Reflekt Lab - Smaller LLMs, Same Results. How Far Can You Compress Before Quality Breaks?

TL;DR Smaller and compressed LLMs can deliver near-frontier accuracy for many real workloads. By measuring stability, latency, and language-specific performance—not just peak scores—you can route most tasks to lean models, reserve big models for edge cases, and significantly reduce cost without sacrificing quality.

Shipping leaner LLMs without giving up quality

At ReflektLab, we care less about model hype and more about what actually runs reliably in production. Our latest internal benchmark compares 13 LLMs across 470 tests, 4 languages (EN/FR/AR/RU) and several real product workloads (extraction, matching, message classification, data quality checks).

Instead of just asking "which model is best?", we focused on: how far can we push compression and smaller architectures before we meaningfully hurt product outcomes?

What we benchmarked

Frontier / large‑scale models:

Meta Llama 3.3 70B Instruct (our current default)
Qwen3 235B
DeepSeek V3.2
GLM‑4 32B
Llama 4 Maverick & Scout
Gemma 3 27B

Compressed & efficiency‑oriented models:

Distilled: DeepSeek R1 Distill Llama 70B
Smaller Qwen3 variants: 30B A3B Instruct, 32B
Latency‑optimized: GLM‑4.7 Flash
Compact Gemma: Gemma 3N E4B

Tasks mirrored our real pipelines: product & quantity extraction, product selection/grounding, message routing/classification, row‑level data checks.

The evaluation was fully automated: each test case was run 10 times per model to capture both mean performance and stability (std dev, per‑run distributions) for accuracy and latency.

Compression vs quality: what we see

Accuracy band: most models, including compressed ones, stay in the 95–97% overall accuracy range; the top model reaches 97.4%.

Our default (Llama 3.3 70B Instruct) hits 96.0% accuracy and is also the fastest overall at 1.887s average latency, which makes it a strong "anchor" model for routing and regression checks.

Several "smaller" or distilled variants (DeepSeek V3.2, GLM‑4.7 Flash, Qwen3 30B/32B, Gemma 3N) match or beat large models on specific tasks and languages, often with lower latency and very similar stability.

On constrained tasks like product extraction, many models — including compressed ones — reach 100% accuracy, making them ideal candidates for cost‑sensitive paths.

In other words: for a significant portion of our workloads, we can route away from heavy models and still stay within a few points of peak accuracy, while cutting latency and cost.

Key Insights

Stability: production reliability matters

We ran each test 10 times to measure variance, not just averages. Our default model (Llama 3.3 70B) shows 1.21% accuracy variance across runs — more stable than the top performer (3.30% variance). In production, this difference between predictable performance and unpredictable failures. Several compressed models match or beat larger ones on stability, making them viable defaults for high‑volume workloads.

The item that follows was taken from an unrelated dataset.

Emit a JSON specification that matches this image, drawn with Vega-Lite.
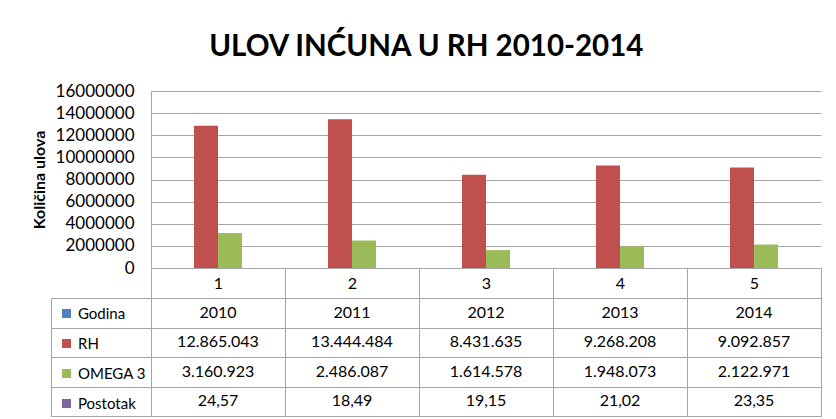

Language‑specific insights

Multilingual performance varies significantly:

Arabic: Qwen3 235B hits 99% accuracy
Russian: GLM‑4.7 Flash (a compressed model) achieves 98% — outperforming larger models
French: our default is fastest, but Qwen3 235B is most accurate

This language‑task matrix drives our routing decisions: different models win on different combinations.

Cost/latency trade‑offs

Latency ranges from 1.887s (fastest) to 2.559s (slowest) — a 35% difference that compounds at scale. For message classification, Gemma 3N E4B (4B params) is 20% faster than our 70B default while maintaining 100% accuracy. These trade‑offs directly impact infrastructure costs and user experience, making model selection a business decision, not just a technical one.

From benchmark to blueprint

This benchmark is not a one‑off slide deck, but a blueprint for how to design an LLM stack around real constraints. A tiered routing strategy emerges naturally: use compressed models as the default per task and language, and keep a few strong frontier models as fallbacks for high‑uncertainty or high‑risk cases.

Model swaps and compression choices are driven by continuous evaluation, not intuition, with per‑run variance and stability treated as first‑class metrics instead of only looking at "hero" numbers.

If you're exploring how to mix compression, routing and evaluation to ship faster without blowing up your GPU budget, these results show that a pragmatic, measurement‑driven approach can get you very close to state‑of‑the‑art quality with much leaner infrastructure.